:: Written instruction ::
Leave out the pictures, and write out exactly the lines from the beginning of the material to the line holding "gy.append(d / 60.0)", that line included, and nothing else.

:: Source excerpt ::
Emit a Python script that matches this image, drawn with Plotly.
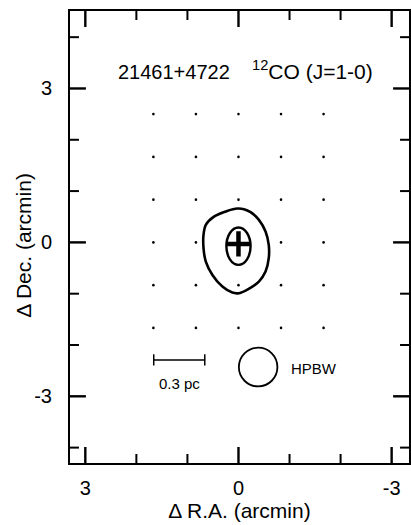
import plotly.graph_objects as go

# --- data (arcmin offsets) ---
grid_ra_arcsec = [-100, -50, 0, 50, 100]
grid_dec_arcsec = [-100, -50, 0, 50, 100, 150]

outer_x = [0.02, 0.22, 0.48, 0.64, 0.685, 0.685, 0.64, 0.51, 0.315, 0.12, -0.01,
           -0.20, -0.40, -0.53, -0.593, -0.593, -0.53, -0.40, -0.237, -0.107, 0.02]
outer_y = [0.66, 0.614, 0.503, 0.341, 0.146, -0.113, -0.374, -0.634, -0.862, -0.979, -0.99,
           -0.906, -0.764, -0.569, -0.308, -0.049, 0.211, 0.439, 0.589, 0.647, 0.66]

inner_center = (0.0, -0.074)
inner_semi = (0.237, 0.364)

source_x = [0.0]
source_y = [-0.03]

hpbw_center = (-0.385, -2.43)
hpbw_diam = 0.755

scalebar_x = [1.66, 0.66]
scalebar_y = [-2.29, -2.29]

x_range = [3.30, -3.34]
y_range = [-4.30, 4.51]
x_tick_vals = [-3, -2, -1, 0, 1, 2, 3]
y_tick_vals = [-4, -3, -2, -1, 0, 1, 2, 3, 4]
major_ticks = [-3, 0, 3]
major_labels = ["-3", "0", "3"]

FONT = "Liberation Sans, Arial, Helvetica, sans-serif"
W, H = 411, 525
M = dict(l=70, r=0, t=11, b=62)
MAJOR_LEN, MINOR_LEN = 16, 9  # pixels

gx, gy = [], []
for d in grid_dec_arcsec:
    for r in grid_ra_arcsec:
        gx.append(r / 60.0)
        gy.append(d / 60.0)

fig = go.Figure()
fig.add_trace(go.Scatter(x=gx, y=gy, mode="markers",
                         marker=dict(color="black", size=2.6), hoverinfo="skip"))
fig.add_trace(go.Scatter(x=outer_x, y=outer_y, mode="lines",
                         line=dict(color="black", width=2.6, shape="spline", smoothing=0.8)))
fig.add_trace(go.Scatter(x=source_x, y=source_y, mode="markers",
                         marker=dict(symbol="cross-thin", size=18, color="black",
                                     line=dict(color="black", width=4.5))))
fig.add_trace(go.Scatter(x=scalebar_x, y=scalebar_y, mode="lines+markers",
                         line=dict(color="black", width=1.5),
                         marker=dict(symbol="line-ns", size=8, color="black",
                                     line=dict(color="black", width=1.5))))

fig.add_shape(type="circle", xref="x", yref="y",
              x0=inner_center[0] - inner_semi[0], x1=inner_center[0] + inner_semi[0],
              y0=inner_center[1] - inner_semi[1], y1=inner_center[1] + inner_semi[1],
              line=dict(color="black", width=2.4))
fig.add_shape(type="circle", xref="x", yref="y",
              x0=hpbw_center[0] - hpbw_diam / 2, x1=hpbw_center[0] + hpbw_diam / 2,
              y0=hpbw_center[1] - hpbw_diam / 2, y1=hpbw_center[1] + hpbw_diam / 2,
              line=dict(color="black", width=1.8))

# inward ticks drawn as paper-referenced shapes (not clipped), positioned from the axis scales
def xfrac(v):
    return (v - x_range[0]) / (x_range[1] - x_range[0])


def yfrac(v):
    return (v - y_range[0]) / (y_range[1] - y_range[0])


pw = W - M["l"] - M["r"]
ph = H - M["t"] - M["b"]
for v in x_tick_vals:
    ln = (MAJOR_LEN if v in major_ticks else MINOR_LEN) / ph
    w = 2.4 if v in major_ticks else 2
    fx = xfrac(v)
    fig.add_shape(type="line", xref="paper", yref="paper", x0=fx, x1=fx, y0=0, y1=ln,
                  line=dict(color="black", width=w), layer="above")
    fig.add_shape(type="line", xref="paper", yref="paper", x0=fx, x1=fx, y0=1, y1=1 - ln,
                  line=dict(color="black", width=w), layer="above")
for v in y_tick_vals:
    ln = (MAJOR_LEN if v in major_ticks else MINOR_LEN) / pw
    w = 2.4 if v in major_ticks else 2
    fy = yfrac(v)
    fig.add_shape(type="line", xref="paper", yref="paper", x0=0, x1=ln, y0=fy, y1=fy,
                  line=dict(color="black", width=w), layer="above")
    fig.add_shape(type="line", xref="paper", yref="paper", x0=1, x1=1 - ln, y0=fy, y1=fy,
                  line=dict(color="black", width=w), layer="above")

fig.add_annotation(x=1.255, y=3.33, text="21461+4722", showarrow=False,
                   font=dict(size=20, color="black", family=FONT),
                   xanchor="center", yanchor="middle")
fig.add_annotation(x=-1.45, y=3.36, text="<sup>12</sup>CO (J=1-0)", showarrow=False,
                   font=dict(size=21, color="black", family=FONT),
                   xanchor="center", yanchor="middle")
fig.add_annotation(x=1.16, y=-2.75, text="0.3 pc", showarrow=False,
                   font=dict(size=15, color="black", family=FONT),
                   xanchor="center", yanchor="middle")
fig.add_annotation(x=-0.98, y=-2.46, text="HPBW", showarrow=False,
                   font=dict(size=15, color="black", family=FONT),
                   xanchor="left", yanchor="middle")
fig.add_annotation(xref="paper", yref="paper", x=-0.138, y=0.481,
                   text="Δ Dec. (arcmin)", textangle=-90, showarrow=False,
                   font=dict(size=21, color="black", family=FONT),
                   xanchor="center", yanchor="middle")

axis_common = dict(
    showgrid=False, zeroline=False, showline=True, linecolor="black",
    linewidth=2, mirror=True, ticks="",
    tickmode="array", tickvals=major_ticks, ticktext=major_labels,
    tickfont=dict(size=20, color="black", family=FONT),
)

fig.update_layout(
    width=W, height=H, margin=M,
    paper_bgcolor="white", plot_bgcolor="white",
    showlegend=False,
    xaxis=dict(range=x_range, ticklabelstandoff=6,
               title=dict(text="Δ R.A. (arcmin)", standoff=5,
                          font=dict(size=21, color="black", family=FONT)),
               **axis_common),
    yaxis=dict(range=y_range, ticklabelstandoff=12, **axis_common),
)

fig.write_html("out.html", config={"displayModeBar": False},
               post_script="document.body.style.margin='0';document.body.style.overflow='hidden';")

:: Complete output ::
Emit a Python script that matches this image, drawn with Plotly.
import plotly.graph_objects as go

# --- data (arcmin offsets) ---
grid_ra_arcsec = [-100, -50, 0, 50, 100]
grid_dec_arcsec = [-100, -50, 0, 50, 100, 150]

outer_x = [0.02, 0.22, 0.48, 0.64, 0.685, 0.685, 0.64, 0.51, 0.315, 0.12, -0.01,
           -0.20, -0.40, -0.53, -0.593, -0.593, -0.53, -0.40, -0.237, -0.107, 0.02]
outer_y = [0.66, 0.614, 0.503, 0.341, 0.146, -0.113, -0.374, -0.634, -0.862, -0.979, -0.99,
           -0.906, -0.764, -0.569, -0.308, -0.049, 0.211, 0.439, 0.589, 0.647, 0.66]

inner_center = (0.0, -0.074)
inner_semi = (0.237, 0.364)

source_x = [0.0]
source_y = [-0.03]

hpbw_center = (-0.385, -2.43)
hpbw_diam = 0.755

scalebar_x = [1.66, 0.66]
scalebar_y = [-2.29, -2.29]

x_range = [3.30, -3.34]
y_range = [-4.30, 4.51]
x_tick_vals = [-3, -2, -1, 0, 1, 2, 3]
y_tick_vals = [-4, -3, -2, -1, 0, 1, 2, 3, 4]
major_ticks = [-3, 0, 3]
major_labels = ["-3", "0", "3"]

FONT = "Liberation Sans, Arial, Helvetica, sans-serif"
W, H = 411, 525
M = dict(l=70, r=0, t=11, b=62)
MAJOR_LEN, MINOR_LEN = 16, 9  # pixels

gx, gy = [], []
for d in grid_dec_arcsec:
    for r in grid_ra_arcsec:
        gx.append(r / 60.0)
        gy.append(d / 60.0)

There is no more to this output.